In modern urban societies, including in the US, professional sports is now more widely and intensely experienced than religion but largely continues to serve the same function as a source of group identification, relief from material concerns, and distraction from politics. That's all the analogy was intended to suggest.
^^^^ CB: I remember years ago thinking " spectator sports is the opium of the male masses". In the U.S., NFL football is on Sunday, conflicting with church time. It may not be the heart of a heartless situation, but it is some fun and frolic, play, in an world saturated with alienated laboring. Sports spectating permits displays of public silliness even, through convention of fans or fanatical cheering masses for sports teams.

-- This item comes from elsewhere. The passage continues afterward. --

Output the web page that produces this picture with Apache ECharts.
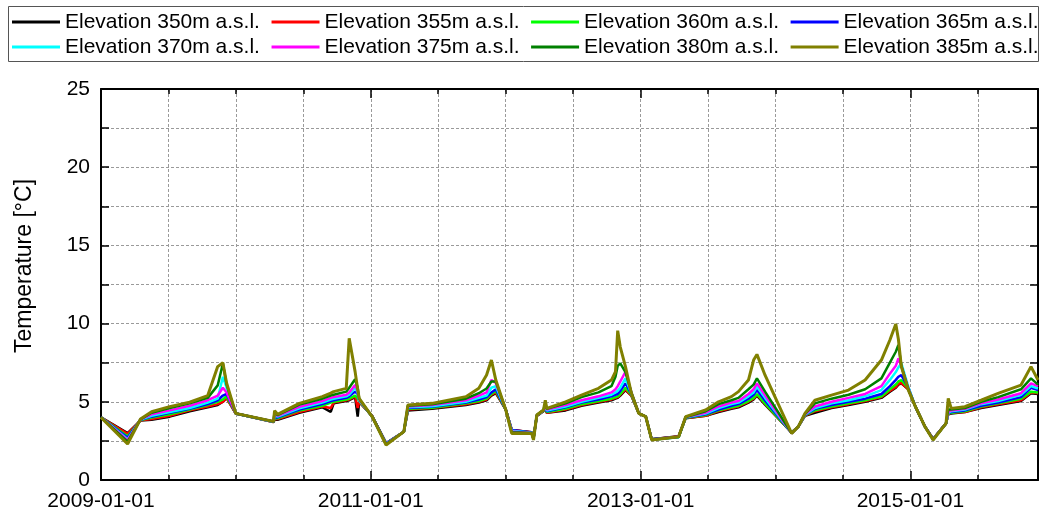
<!DOCTYPE html>
<html>
<head>
<meta charset="utf-8">
<script src="https://cdn.jsdelivr.net/npm/echarts@6/dist/echarts.min.js"></script>
<style>
  html, body { margin: 0; padding: 0; background: #ffffff; }
  #chart { width: 1041px; height: 516px; }
</style>
</head>
<body>
<div id="chart"></div>
<script>
// Sampling dates of the temperature records
const dates = [
  '2009-01-01','2009-03-14','2009-04-18','2009-05-18','2009-07-06','2009-08-29','2009-10-17','2009-11-13',
  '2009-11-27','2009-12-07','2010-01-01','2010-04-13','2010-04-16','2010-04-24','2010-06-22','2010-08-23',
  '2010-09-15','2010-09-23','2010-10-27','2010-11-04','2010-11-20','2010-11-27','2010-12-01','2011-01-05',
  '2011-02-12','2011-04-01','2011-04-12','2011-06-16','2011-09-16','2011-10-21','2011-11-11','2011-11-24',
  '2011-12-06','2012-01-02','2012-01-18','2012-03-12','2012-03-17','2012-03-26','2012-04-13','2012-04-18',
  '2012-04-22','2012-06-12','2012-07-25','2012-09-09','2012-10-14','2012-10-25','2012-10-31','2012-11-07',
  '2012-11-21','2012-12-07','2012-12-27','2013-01-15','2013-01-31','2013-04-14','2013-05-03','2013-06-26',
  '2013-07-31','2013-09-04','2013-09-23','2013-10-20','2013-11-03','2013-11-12','2013-12-04','2014-02-14',
  '2014-03-04','2014-03-22','2014-04-18','2014-06-02','2014-07-18','2014-09-01','2014-10-15','2014-11-07',
  '2014-11-23','2014-11-30','2014-12-08','2014-12-27','2015-01-15','2015-02-10','2015-03-04','2015-04-08',
  '2015-04-14','2015-04-22','2015-05-29','2015-07-12','2015-08-27','2015-10-28','2015-11-24','2015-12-13'
];

// Temperature [°C] per elevation
const elev350 = [
  4.0, 3.0, 3.8, 3.85, 4.05, 4.4, 4.65, 4.8,
  5.0, 5.25, 4.25, 3.7, 3.85, 3.85, 4.3, 4.65,
  4.35, 4.9, 5.05, 5.1, 5.3, 4.05, 5.0, 4.1,
  2.35, 3.09, 4.45, 4.55, 4.8, 4.95, 5.1, 5.4,
  5.55, 4.5, 3.2, 3.05, 2.7, 4.1, 4.4, 4.55,
  4.3, 4.45, 4.75, 4.95, 5.1, 5.2, 5.25, 5.4,
  5.75, 5.4, 4.26, 4.05, 2.6, 2.8, 3.95, 4.1,
  4.35, 4.55, 4.65, 4.95, 5.15, 5.4, 4.82, 3.05,
  3.41, 4.1, 4.3, 4.6, 4.8, 5.0, 5.25, 5.65,
  5.9, 6.1, 6.18, 5.8, 4.69, 3.41, 2.62, 3.62,
  4.2, 4.25, 4.35, 4.6, 4.8, 5.05, 5.55, 5.5
];
const elev355 = [
  4.0, 2.95, 3.82, 3.9, 4.1, 4.45, 4.7, 4.85,
  5.0, 5.25, 4.25, 3.71, 3.9, 3.9, 4.35, 4.7,
  4.6, 4.95, 5.1, 5.15, 5.35, 4.6, 5.0, 4.1,
  2.35, 3.09, 4.5, 4.6, 4.85, 5.0, 5.15, 5.45,
  5.6, 4.5, 3.2, 3.05, 2.7, 4.1, 4.42, 4.58,
  4.3, 4.5, 4.8, 5.0, 5.15, 5.25, 5.3, 5.45,
  5.8, 5.4, 4.26, 4.05, 2.6, 2.78, 3.97, 4.1,
  4.4, 4.6, 4.7, 5.0, 5.2, 5.45, 4.86, 3.03,
  3.41, 4.12, 4.4, 4.65, 4.85, 5.05, 5.3, 5.7,
  5.95, 6.15, 6.2, 5.8, 4.69, 3.41, 2.62, 3.62,
  4.22, 4.3, 4.35, 4.65, 4.85, 5.1, 5.6, 5.55
];
const elev360 = [
  4.0, 2.8, 3.84, 4.0, 4.2, 4.5, 4.8, 5.0,
  5.15, 5.35, 4.25, 3.72, 3.95, 3.95, 4.45, 4.75,
  4.95, 5.0, 5.15, 5.2, 5.4, 5.2, 5.05, 4.08,
  2.33, 3.09, 4.55, 4.62, 4.9, 5.05, 5.2, 5.5,
  5.7, 4.5, 3.15, 3.04, 2.68, 4.12, 4.43, 4.6,
  4.35, 4.55, 4.85, 5.05, 5.2, 5.3, 5.35, 5.5,
  5.9, 5.45, 4.26, 4.05, 2.6, 2.75, 3.98, 4.15,
  4.45, 4.65, 4.75, 5.05, 5.25, 5.5, 4.9, 3.02,
  3.41, 4.14, 4.45, 4.7, 4.9, 5.1, 5.35, 5.8,
  6.1, 6.3, 6.39, 5.85, 4.69, 3.41, 2.6, 3.62,
  4.25, 4.3, 4.4, 4.7, 4.9, 5.2, 5.65, 5.6
];
const elev365 = [
  4.0, 2.7, 3.85, 4.05, 4.3, 4.55, 4.85, 5.1,
  5.4, 5.5, 4.25, 3.73, 4.0, 4.0, 4.5, 4.85,
  5.05, 5.1, 5.25, 5.35, 5.65, 5.5, 5.1, 4.07,
  2.35, 3.09, 4.6, 4.68, 4.95, 5.15, 5.3, 5.6,
  5.8, 4.5, 3.2, 3.03, 2.66, 4.12, 4.44, 4.62,
  4.4, 4.65, 4.95, 5.15, 5.35, 5.45, 5.5, 5.7,
  6.18, 5.5, 4.26, 4.05, 2.6, 2.77, 4.0, 4.2,
  4.5, 4.75, 4.85, 5.2, 5.45, 5.75, 5.08, 3.0,
  3.41, 4.16, 4.55, 4.8, 5.0, 5.2, 5.5, 6.0,
  6.4, 6.6, 6.71, 5.9, 4.69, 3.41, 2.62, 3.62,
  4.28, 4.35, 4.45, 4.75, 4.95, 5.3, 5.9, 5.75
];
const elev370 = [
  4.0, 2.6, 3.86, 4.1, 4.35, 4.6, 4.95, 5.2,
  6.6, 5.9, 4.25, 3.73, 4.1, 4.05, 4.58, 4.95,
  5.15, 5.2, 5.35, 5.45, 5.9, 5.6, 5.1, 4.06,
  2.32, 3.09, 4.65, 4.72, 5.0, 5.25, 5.4, 5.9,
  6.0, 4.49, 3.15, 3.02, 2.64, 4.14, 4.45, 4.65,
  4.45, 4.7, 5.0, 5.25, 5.45, 5.6, 5.7, 5.9,
  6.5, 5.55, 4.26, 4.05, 2.58, 2.74, 4.01, 4.25,
  4.6, 4.85, 4.95, 5.35, 5.6, 5.97, 5.25, 3.0,
  3.41, 4.18, 4.6, 4.9, 5.1, 5.35, 5.75, 6.4,
  6.9, 7.2, 7.46, 5.95, 4.69, 3.41, 2.6, 3.62,
  4.3, 4.4, 4.5, 4.85, 5.05, 5.45, 6.0, 5.85
];
const elev375 = [
  4.0, 2.55, 3.87, 4.2, 4.45, 4.75, 5.1, 5.4,
  5.9, 5.6, 4.25, 3.74, 4.25, 4.1, 4.68, 5.05,
  5.25, 5.3, 5.45, 5.6, 6.07, 5.7, 5.15, 4.06,
  2.3, 3.09, 4.7, 4.8, 5.1, 5.4, 5.6, 6.4,
  6.2, 4.49, 3.1, 3.01, 2.62, 4.14, 4.46, 4.7,
  4.5, 4.8, 5.1, 5.35, 5.6, 5.8, 6.0, 6.3,
  6.92, 5.6, 4.26, 4.05, 2.58, 2.76, 4.02, 4.3,
  4.7, 4.95, 5.05, 5.5, 5.8, 6.18, 5.41, 2.99,
  3.41, 4.2, 4.7, 5.0, 5.25, 5.5, 6.0, 6.8,
  7.3, 7.78, 7.3, 5.85, 4.69, 3.41, 2.6, 3.62,
  4.35, 4.45, 4.55, 4.9, 5.15, 5.55, 6.18, 6.0
];
const elev380 = [
  4.0, 2.45, 3.88, 4.3, 4.6, 4.9, 5.25, 6.05,
  7.45, 6.1, 4.25, 3.74, 4.35, 4.15, 4.82, 5.2,
  5.4, 5.45, 5.65, 5.9, 6.44, 5.9, 5.2, 4.05,
  2.28, 3.09, 4.75, 4.85, 5.2, 5.55, 5.85, 6.3,
  6.3, 4.48, 3.05, 3.0, 2.6, 4.15, 4.47, 4.9,
  4.55, 4.9, 5.3, 5.6, 6.0, 6.6, 7.3, 7.46,
  6.9, 5.6, 4.26, 4.05, 2.57, 2.75, 4.03, 4.4,
  4.85, 5.1, 5.25, 5.8, 6.1, 6.5, 5.65, 2.99,
  3.41, 4.22, 4.9, 5.2, 5.45, 5.8, 6.5, 7.5,
  8.2, 8.63, 7.3, 5.8, 4.69, 3.41, 2.58, 3.62,
  4.5, 4.5, 4.6, 5.0, 5.3, 5.8, 6.5, 6.1
];
const elev385 = [
  4.0, 2.3, 3.9, 4.37, 4.69, 4.97, 5.4, 7.25,
  7.5, 6.2, 4.26, 3.75, 4.43, 4.2, 4.9, 5.33,
  5.55, 5.65, 5.86, 9.06, 6.93, 5.8, 5.22, 4.05,
  2.24, 3.09, 4.8, 4.9, 5.33, 5.86, 6.71, 7.67,
  6.39, 4.48, 2.98, 2.98, 2.56, 4.16, 4.48, 5.1,
  4.58, 5.0, 5.43, 5.86, 6.39, 6.92, 9.55, 8.5,
  7.25, 5.54, 4.26, 4.05, 2.56, 2.77, 4.05, 4.48,
  5.0, 5.33, 5.65, 6.39, 7.67, 8.03, 6.7, 2.98,
  3.41, 4.26, 5.1, 5.43, 5.75, 6.39, 7.67, 8.95,
  9.97, 9.0, 7.25, 5.75, 4.69, 3.41, 2.56, 3.62,
  5.22, 4.58, 4.69, 5.1, 5.54, 6.07, 7.25, 6.39
];

const seriesNames = [
  'Elevation 350m a.s.l.', 'Elevation 355m a.s.l.', 'Elevation 360m a.s.l.', 'Elevation 365m a.s.l.',
  'Elevation 370m a.s.l.', 'Elevation 375m a.s.l.', 'Elevation 380m a.s.l.', 'Elevation 385m a.s.l.'
];
const seriesValues = [elev350, elev355, elev360, elev365, elev370, elev375, elev380, elev385];
const seriesColors = ['#000000', '#ff0000', '#00ff00', '#0000ff', '#00ffff', '#ff00ff', '#008000', '#808000'];

const xTickLabels = ['2009-01-01', '2011-01-01', '2013-01-01', '2015-01-01'];
const yTickLabels = ['0', '5', '10', '15', '20', '25'];

// x positions are days since the first tick label date
const DAY = 86400000;
const origin = Date.parse(xTickLabels[0]);
const toDays = d => (Date.parse(d) - origin) / DAY;
const xMax = toDays(dates[dates.length - 1]);
const TWO_YEARS = 730.5;

const FONT = '"Liberation Sans", Arial, Helvetica, sans-serif';
const gridLine = { color: '#9a9a9a', width: 1, type: [3, 2] };

function xLabel(v) {
  const k = Math.round(v / TWO_YEARS);
  if (Math.abs(v - k * TWO_YEARS) > 1e-3) return '';
  return xTickLabels[k] || '';
}
function yLabel(v) {
  const k = Math.round(v / 5);
  if (Math.abs(v - k * 5) > 1e-6) return '';
  return yTickLabels[k] || '';
}

const frameX = {
  type: 'value', min: 0, max: xMax, interval: TWO_YEARS,
  axisLine: { show: true, onZero: false, lineStyle: { color: '#000', width: 2 } },
  axisTick: { show: true, inside: true, length: 9, lineStyle: { color: '#000', width: 1.5 } },
  minorTick: { show: true, splitNumber: 4, length: 5, lineStyle: { color: '#000', width: 1.5 } }
};
const frameY = {
  type: 'value', min: 0, max: 25, interval: 2.5,
  axisLine: { show: true, onZero: false, lineStyle: { color: '#000', width: 2 } },
  axisTick: { show: true, inside: true, length: 8, lineStyle: { color: '#000', width: 1.5 } }
};

const chart = echarts.init(document.getElementById('chart'), null, { renderer: 'canvas' });

const legendBase = {
  orient: 'horizontal', left: 12, padding: 0, itemGap: 11.6,
  itemWidth: 48, itemHeight: 3, icon: 'rect', selectedMode: false,
  textStyle: { fontFamily: FONT, fontSize: 21, color: '#000' }
};

chart.setOption({
  animation: false,
  backgroundColor: '#ffffff',
  grid: { left: 101, right: 1, top: 89, bottom: 36, containLabel: false },
  legend: [
    Object.assign({}, legendBase, { top: 11.5, data: seriesNames.slice(0, 4) }),
    Object.assign({}, legendBase, { top: 36.5, data: seriesNames.slice(4, 8) })
  ],
  graphic: [
    {
      type: 'rect', z: -1, silent: true,
      shape: { x: 8.5, y: 6.5, width: 1030, height: 55 },
      style: { fill: '#ffffff', stroke: '#555555', lineWidth: 1 }
    },
    {
      type: 'text', silent: true, x: 25, y: 266, rotation: Math.PI / 2,
      style: {
        text: 'Temperature [°C]', font: '23px ' + FONT, fill: '#000',
        align: 'center', verticalAlign: 'middle', textAlign: 'center', textVerticalAlign: 'middle'
      }
    }
  ],
  xAxis: [
    Object.assign({}, frameX, {
      position: 'bottom',
      splitLine: { show: true, lineStyle: gridLine },
      minorSplitLine: { show: true, lineStyle: gridLine },
      axisLabel: { show: true, formatter: xLabel, fontFamily: FONT, fontSize: 21, color: '#000', margin: 11 }
    }),
    Object.assign({}, frameX, {
      position: 'top',
      splitLine: { show: false }, minorSplitLine: { show: false },
      axisLabel: { show: false }
    })
  ],
  yAxis: [
    Object.assign({}, frameY, {
      position: 'left',
      splitLine: { show: true, lineStyle: gridLine },
      axisLabel: { show: true, formatter: yLabel, fontFamily: FONT, fontSize: 21, color: '#000', margin: 11 }
    }),
    Object.assign({}, frameY, {
      position: 'right',
      splitLine: { show: false },
      axisLabel: { show: false }
    })
  ],
  series: seriesNames.map((name, s) => ({
    name: name,
    type: 'line',
    xAxisIndex: 0, yAxisIndex: 0,
    showSymbol: false, symbol: 'none',
    color: seriesColors[s],
    lineStyle: { color: seriesColors[s], width: s === 7 ? 3 : 2.5 },
    data: dates.map((d, i) => [toDays(d), seriesValues[s][i]])
  }))
});
</script>
</body>
</html>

I wondered " does draw off some of the inspiration masses get from mass meetings that might be directed into mass political action ?" The masses are spectators in sports, watching, passive; they are "objects", not "subjects". But I don't really think now that a radical program would want to include discouragement of spectator sports events. It might want to promote more amateur participation in physical activity of sports by sports fans, i.e. fanatical spectators. Workers especially need to use their bodies for fun, active leisure.
I agree with Jerry that there is a serious chauvinizing partial theme to spectator sports, inherent in the competition between teams different places - from schools to cities- pumped up sometimes to correspond metaphorically to the American ,patriotic and military nation. This seems to be especially true of football.